Parallel execution with guardrails

Some models support parallel tool calls. This can cut latency significantly when tools are independent, but you still need timeouts and isolation.

func executeParallel(ctx context.Context, registry *Registry, ec ExecContext, calls []ToolCall) []*ToolResult {
    ctx, cancel := context.WithTimeout(ctx, 8*time.Second)
    defer cancel()

    results := make([]*ToolResult, len(calls))
    var wg sync.WaitGroup

    for i, call := range calls {
        wg.Add(1)
        go func(idx int, c ToolCall) {
            defer wg.Done()
            result, err := registry.ExecuteWithAuth(ctx, ec, c.Name, c.Arguments)
            if err != nil {
                results[idx] = &ToolResult{Success: false, ErrorCode: "execution_error", Message: err.Error()}
                return
            }
            results[idx] = result
        }(i, call)
    }

    wg.Wait()
    return results
}

The timeout is critical. A slow tool shouldn’t block the entire response. Return partial results and let the model work with what it has.

Observability

Log every tool call. But be smart about what you log:

Tool name and version
User ID and session ID
Argument hash (not raw arguments – those may contain PII)
Success/failure and error code
Execution latency

This gives you enough to debug failures, detect drift (is the model suddenly calling a tool it never used before?), and identify tools that are slow, failing, or overused.

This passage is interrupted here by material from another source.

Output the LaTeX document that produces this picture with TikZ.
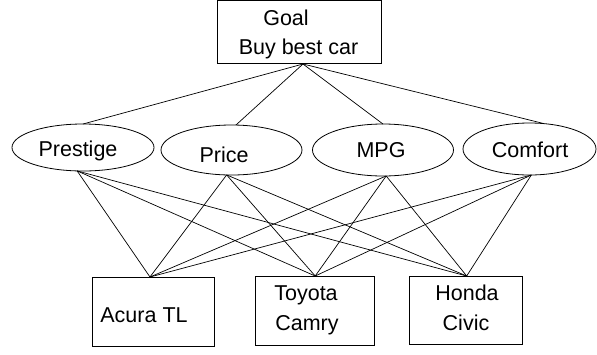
\documentclass[tikz,border=0pt]{standalone}
\usepackage{fontspec}
\setmainfont{Liberation Sans}
\usetikzlibrary{shapes.geometric}
\begin{document}
\begin{tikzpicture}[x=1pt,y=-1pt,
  every node/.style={inner sep=0pt, outer sep=0pt},
  boxnode/.style={draw, rectangle, line width=0.8pt},
  ellnode/.style={draw, ellipse, line width=0.8pt},
  lbl/.style={anchor=base, font=\fontsize{21.5}{25}\selectfont},
  link/.style={line width=0.7pt}]
\useasboundingbox (0,0) rectangle (597,354);
% goal box
\node[boxnode, minimum width=164pt, minimum height=63pt] (goal) at (299,32) {};
\node[lbl] (goalt1) at (286,25) {Goal};
\node[lbl] (goalt2) at (298.5,54) {Buy best car};
\coordinate (gport) at (303,64);
% criteria ellipses
\node[ellnode, minimum width=142pt, minimum height=47pt] (prestige) at (83,147.5) {};
\node[ellnode, minimum width=141pt, minimum height=50pt] (price) at (231.5,150) {};
\node[ellnode, minimum width=141pt, minimum height=52pt] (mpg) at (383,150) {};
\node[ellnode, minimum width=133pt, minimum height=52pt] (comfort) at (529.5,149) {};
\node[lbl] (prestiget) at (78,156.7) {Prestige};
\node[lbl] (pricet) at (224,162.3) {Price};
\node[lbl] (mpgt) at (381,157.7) {MPG};
\node[lbl] (comfortt) at (530,157.7) {Comfort};
% alternatives
\node[boxnode, minimum width=122pt, minimum height=69pt] (acura) at (153,311.5) {};
\node[boxnode, minimum width=119pt, minimum height=69pt] (toyota) at (315.2,310.5) {};
\node[boxnode, minimum width=113pt, minimum height=68pt] (honda) at (465.5,310) {};
\node[lbl] (acurat) at (144,322) {Acura TL};
\node[lbl] (toyotat1) at (306,300.7) {Toyota};
\node[lbl] (toyotat2) at (307,330.7) {Camry};
\node[lbl] (hondat1) at (467,300.7) {Honda};
\node[lbl] (hondat2) at (466,330.7) {Civic};
% goal links
\draw[link] (gport) -- (prestige.north);
\draw[link] (gport) -- (price.80);
\draw[link] (gport) -- (mpg.north);
\draw[link] (gport) -- (comfort.60);
% criteria to alternatives
\foreach \c/\a in {prestige/256, price/259, mpg/277, comfort/274}{
  \draw[link] (\c.\a) -- (acura.95);
  \draw[link] (\c.\a) -- (toyota.north);
  \draw[link] (\c.\a) -- (honda.88);
}
\end{tikzpicture}
\end{document}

What I wish I had known earlier

After building several of these systems, a few lessons stand out:

Keep tool descriptions short and precise. The model reads them on every request. Long descriptions waste tokens and confuse tool selection. One sentence describing the action, one sentence about when to use it.

Version your tool schemas. When you change a tool’s parameters, the model’s behavior will change too. Treat schema changes like API migrations.

Test with adversarial inputs. Ask the model to call tools with garbage arguments, impossible combinations, and injection attempts. Your validation layer should handle all of these cleanly.

Function calling is the interface between language models and real systems. It works when you treat it like infrastructure: boring, reliable, and well-instrumented. The clever part is the model. Your job is to make the execution layer as predictable as possible.